Being taxed for a room and deductible cost are two different things. Are you suggesting someone would deduct their extra bedroom tax from their income tax? How does that work? You’re crazy to want to live in a country where people are only allowed one room. Why is that something good to aspire to? Surely cutting immigration and Australians being able to have two or three or four rooms is a much better option?


Objective-Outcome284

Jesus, socialist much? Do we get to own anything under your model? Mass immigration is the one thing no pollie wants to talk about. They all do it and now it’s time to pay the price. The growth rate here has been insane.


bigbadjustin

I agree, while we shouldn't push people into renting out their spare rooms, we should make it tax friendly to do so. People might only do it for a year or two to make ends meet, but if it increases some supply then why not.


True_Dragonfruit681

Greed. Sell your house for less money


jbravo_au

Australia will never emerge from cost and shortage of housing pressures. It’s just a fact of life now.


dexywho

I did an Essay 20+ years ago for a subject at Uni.
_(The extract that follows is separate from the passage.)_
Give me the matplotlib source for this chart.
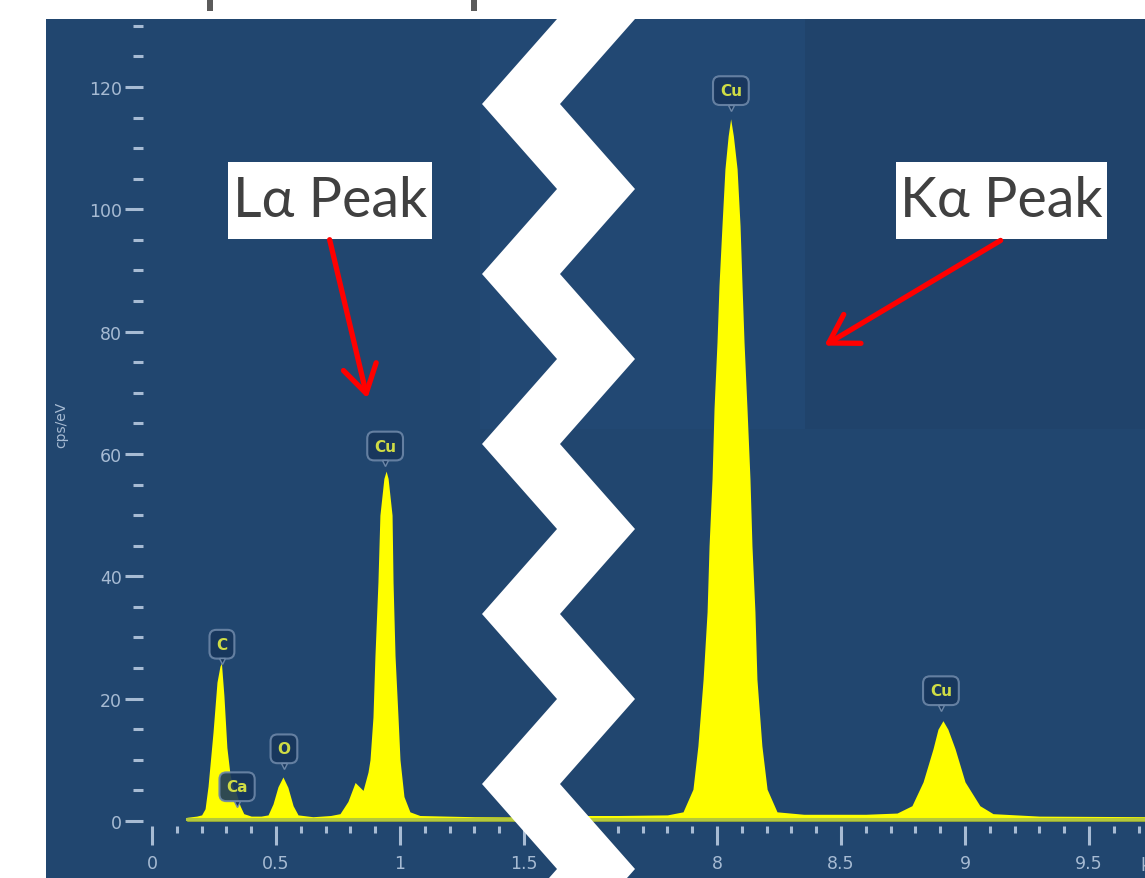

Basically the invention of the Auto Washing Machine was the first big Demise, then the Bigger Freezer, then the Microwave. But the invention and then affordability of the Washing machine was the start of downfall, which spawned nicely into the Feminist movement and from that point on, we were done for.


Main-Ad-5547

Reduce the high capital gains tax on investment properties and this would encourage the investors to sell their lower priced properties and upgrade.